Stored data:

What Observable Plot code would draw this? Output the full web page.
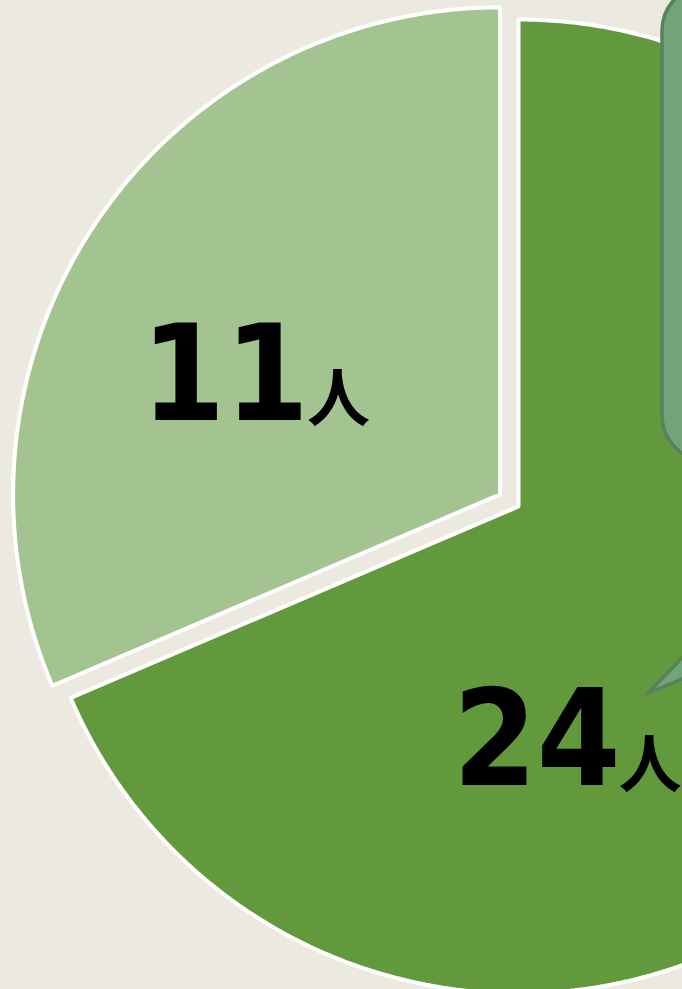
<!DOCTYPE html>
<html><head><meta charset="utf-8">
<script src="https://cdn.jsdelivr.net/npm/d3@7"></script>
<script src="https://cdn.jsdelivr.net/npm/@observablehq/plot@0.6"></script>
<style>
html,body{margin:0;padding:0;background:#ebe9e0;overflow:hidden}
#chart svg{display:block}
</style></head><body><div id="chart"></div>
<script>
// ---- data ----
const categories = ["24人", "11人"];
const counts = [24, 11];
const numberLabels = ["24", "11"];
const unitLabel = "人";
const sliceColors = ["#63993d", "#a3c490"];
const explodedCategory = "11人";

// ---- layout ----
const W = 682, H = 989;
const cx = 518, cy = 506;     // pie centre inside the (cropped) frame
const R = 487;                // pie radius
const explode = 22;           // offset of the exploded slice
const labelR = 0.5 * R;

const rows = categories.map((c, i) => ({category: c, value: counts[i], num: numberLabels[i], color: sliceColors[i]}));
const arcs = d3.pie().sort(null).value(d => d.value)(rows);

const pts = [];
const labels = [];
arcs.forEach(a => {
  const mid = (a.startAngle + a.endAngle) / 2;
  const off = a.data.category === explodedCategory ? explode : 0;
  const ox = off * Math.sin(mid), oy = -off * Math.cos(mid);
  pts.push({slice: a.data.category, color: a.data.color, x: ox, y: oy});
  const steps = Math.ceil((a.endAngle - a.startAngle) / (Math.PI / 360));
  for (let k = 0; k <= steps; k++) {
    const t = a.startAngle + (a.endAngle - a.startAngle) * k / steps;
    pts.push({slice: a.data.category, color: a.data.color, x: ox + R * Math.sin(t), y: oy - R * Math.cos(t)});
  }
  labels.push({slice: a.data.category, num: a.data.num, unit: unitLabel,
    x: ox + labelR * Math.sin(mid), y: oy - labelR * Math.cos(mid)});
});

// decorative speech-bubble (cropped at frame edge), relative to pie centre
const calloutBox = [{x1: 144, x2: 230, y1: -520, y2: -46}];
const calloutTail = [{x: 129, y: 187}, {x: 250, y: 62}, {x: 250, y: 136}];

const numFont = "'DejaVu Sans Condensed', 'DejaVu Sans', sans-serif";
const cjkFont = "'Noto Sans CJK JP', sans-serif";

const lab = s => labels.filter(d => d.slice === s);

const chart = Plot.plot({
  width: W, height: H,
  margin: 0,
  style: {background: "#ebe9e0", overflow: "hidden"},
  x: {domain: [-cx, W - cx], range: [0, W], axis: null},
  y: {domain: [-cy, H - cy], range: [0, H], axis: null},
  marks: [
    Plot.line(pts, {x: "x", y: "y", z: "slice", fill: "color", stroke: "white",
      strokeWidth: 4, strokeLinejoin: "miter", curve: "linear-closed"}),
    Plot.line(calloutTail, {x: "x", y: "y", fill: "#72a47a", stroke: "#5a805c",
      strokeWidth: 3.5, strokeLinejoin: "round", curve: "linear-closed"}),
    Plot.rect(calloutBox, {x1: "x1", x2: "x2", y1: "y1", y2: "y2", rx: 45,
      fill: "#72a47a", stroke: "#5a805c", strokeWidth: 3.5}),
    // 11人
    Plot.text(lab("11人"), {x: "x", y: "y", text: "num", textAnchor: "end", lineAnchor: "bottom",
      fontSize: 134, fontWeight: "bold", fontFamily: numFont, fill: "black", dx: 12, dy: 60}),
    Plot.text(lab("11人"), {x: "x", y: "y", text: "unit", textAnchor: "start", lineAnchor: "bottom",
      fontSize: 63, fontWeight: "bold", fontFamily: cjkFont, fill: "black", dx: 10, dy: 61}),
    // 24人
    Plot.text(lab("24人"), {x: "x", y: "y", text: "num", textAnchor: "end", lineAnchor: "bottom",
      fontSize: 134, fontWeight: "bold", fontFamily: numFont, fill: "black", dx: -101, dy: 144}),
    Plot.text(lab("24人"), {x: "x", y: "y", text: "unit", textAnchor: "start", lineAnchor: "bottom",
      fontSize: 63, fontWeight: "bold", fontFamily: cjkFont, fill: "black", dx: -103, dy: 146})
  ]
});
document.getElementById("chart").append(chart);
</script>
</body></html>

What you should do: Reproduce each line exactly as it appears, omitting the pictures.

Task answer:
What Observable Plot code would draw this? Output the full web page.
<!DOCTYPE html>
<html><head><meta charset="utf-8">
<script src="https://cdn.jsdelivr.net/npm/d3@7"></script>
<script src="https://cdn.jsdelivr.net/npm/@observablehq/plot@0.6"></script>
<style>
html,body{margin:0;padding:0;background:#ebe9e0;overflow:hidden}
#chart svg{display:block}
</style></head><body><div id="chart"></div>
<script>
// ---- data ----
const categories = ["24人", "11人"];
const counts = [24, 11];
const numberLabels = ["24", "11"];
const unitLabel = "人";
const sliceColors = ["#63993d", "#a3c490"];
const explodedCategory = "11人";

// ---- layout ----
const W = 682, H = 989;
const cx = 518, cy = 506;     // pie centre inside the (cropped) frame
const R = 487;                // pie radius
const explode = 22;           // offset of the exploded slice
const labelR = 0.5 * R;

const rows = categories.map((c, i) => ({category: c, value: counts[i], num: numberLabels[i], color: sliceColors[i]}));
const arcs = d3.pie().sort(null).value(d => d.value)(rows);

const pts = [];
const labels = [];
arcs.forEach(a => {
  const mid = (a.startAngle + a.endAngle) / 2;
  const off = a.data.category === explodedCategory ? explode : 0;
  const ox = off * Math.sin(mid), oy = -off * Math.cos(mid);
  pts.push({slice: a.data.category, color: a.data.color, x: ox, y: oy});
  const steps = Math.ceil((a.endAngle - a.startAngle) / (Math.PI / 360));
  for (let k = 0; k <= steps; k++) {
    const t = a.startAngle + (a.endAngle - a.startAngle) * k / steps;
    pts.push({slice: a.data.category, color: a.data.color, x: ox + R * Math.sin(t), y: oy - R * Math.cos(t)});
  }
  labels.push({slice: a.data.category, num: a.data.num, unit: unitLabel,
    x: ox + labelR * Math.sin(mid), y: oy - labelR * Math.cos(mid)});
});

// decorative speech-bubble (cropped at frame edge), relative to pie centre
const calloutBox = [{x1: 144, x2: 230, y1: -520, y2: -46}];
const calloutTail = [{x: 129, y: 187}, {x: 250, y: 62}, {x: 250, y: 136}];

const numFont = "'DejaVu Sans Condensed', 'DejaVu Sans', sans-serif";
const cjkFont = "'Noto Sans CJK JP', sans-serif";

const lab = s => labels.filter(d => d.slice === s);

const chart = Plot.plot({
  width: W, height: H,
  margin: 0,
  style: {background: "#ebe9e0", overflow: "hidden"},
  x: {domain: [-cx, W - cx], range: [0, W], axis: null},
  y: {domain: [-cy, H - cy], range: [0, H], axis: null},
  marks: [
    Plot.line(pts, {x: "x", y: "y", z: "slice", fill: "color", stroke: "white",
      strokeWidth: 4, strokeLinejoin: "miter", curve: "linear-closed"}),
    Plot.line(calloutTail, {x: "x", y: "y", fill: "#72a47a", stroke: "#5a805c",
      strokeWidth: 3.5, strokeLinejoin: "round", curve: "linear-closed"}),
    Plot.rect(calloutBox, {x1: "x1", x2: "x2", y1: "y1", y2: "y2", rx: 45,
      fill: "#72a47a", stroke: "#5a805c", strokeWidth: 3.5}),
    // 11人
    Plot.text(lab("11人"), {x: "x", y: "y", text: "num", textAnchor: "end", lineAnchor: "bottom",
      fontSize: 134, fontWeight: "bold", fontFamily: numFont, fill: "black", dx: 12, dy: 60}),
    Plot.text(lab("11人"), {x: "x", y: "y", text: "unit", textAnchor: "start", lineAnchor: "bottom",
      fontSize: 63, fontWeight: "bold", fontFamily: cjkFont, fill: "black", dx: 10, dy: 61}),
    // 24人
    Plot.text(lab("24人"), {x: "x", y: "y", text: "num", textAnchor: "end", lineAnchor: "bottom",
      fontSize: 134, fontWeight: "bold", fontFamily: numFont, fill: "black", dx: -101, dy: 144}),
    Plot.text(lab("24人"), {x: "x", y: "y", text: "unit", textAnchor: "start", lineAnchor: "bottom",
      fontSize: 63, fontWeight: "bold", fontFamily: cjkFont, fill: "black", dx: -103, dy: 146})
  ]
});
document.getElementById("chart").append(chart);
</script>
</body></html>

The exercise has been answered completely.